# Cast Iron Stack



## user823 (Feb 3, 2009)

I've ran into this before but can't remember what I used. Need to install a cleanout on a stack in the basement. Stack is cast iron. Going to install pvc cleanout tee and want to use no hub bands, normal install. But.... the cast iron stack is just a tad smaller than 4", 4" no hub bands are just slightly too big. Does Fernco or someone else make a banded coupling to go from 4" pvc to this slightly smaller sized cast iron? The 4" no hub band might work but I'm pretty sure it will crimp and look like crap. The cast iron is about a 1/4" smaller. Any ideas?


----------



## nhmaster3015 (Aug 5, 2008)

Why not stick with Cast ?


----------



## Bollinger plumber (Apr 3, 2009)

what i have done in the past is cut a no hub band in half and put half of the no hub on then the regular no hub on top of it kind of like a double layered no hub band. hey it worked for me. jack legs aren't the only ones that can come up with weird stuff.


----------



## user823 (Feb 3, 2009)

nhmaster3015 said:


> Why not stick with Cast ?


Starting with the pvc cleanout and will most likely be replacing the rest later with pvc. Still, even with cast it's a different size.


----------



## nhmaster3015 (Aug 5, 2008)

Is it that odd ball thin wall crap they used on the 40's?
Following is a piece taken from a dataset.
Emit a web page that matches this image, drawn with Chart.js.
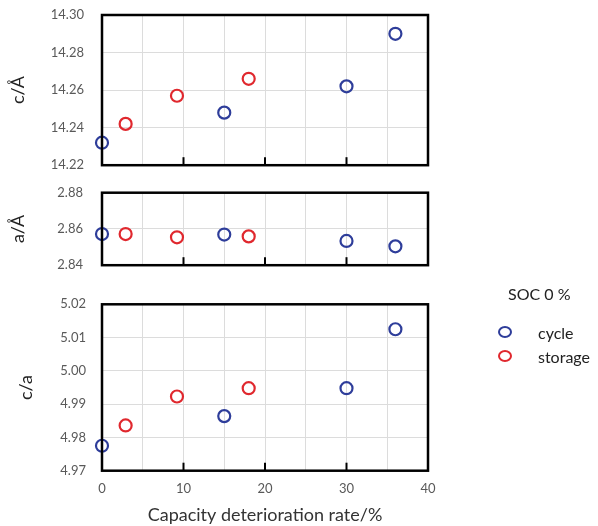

Here's one I'll betch havn't run into. 3" genova (and that's the problem) pvc that is considerably smaller than standard 3". Nothing, except a Fernco will fit the crap.


----------



## user823 (Feb 3, 2009)

nhmaster3015 said:


> Is it that odd ball thin wall crap they used on the 40's?
> 
> Here's one I'll betch havn't run into. 3" genova (and that's the problem) pvc that is considerably smaller than standard 3". Nothing, except a Fernco will fit the crap.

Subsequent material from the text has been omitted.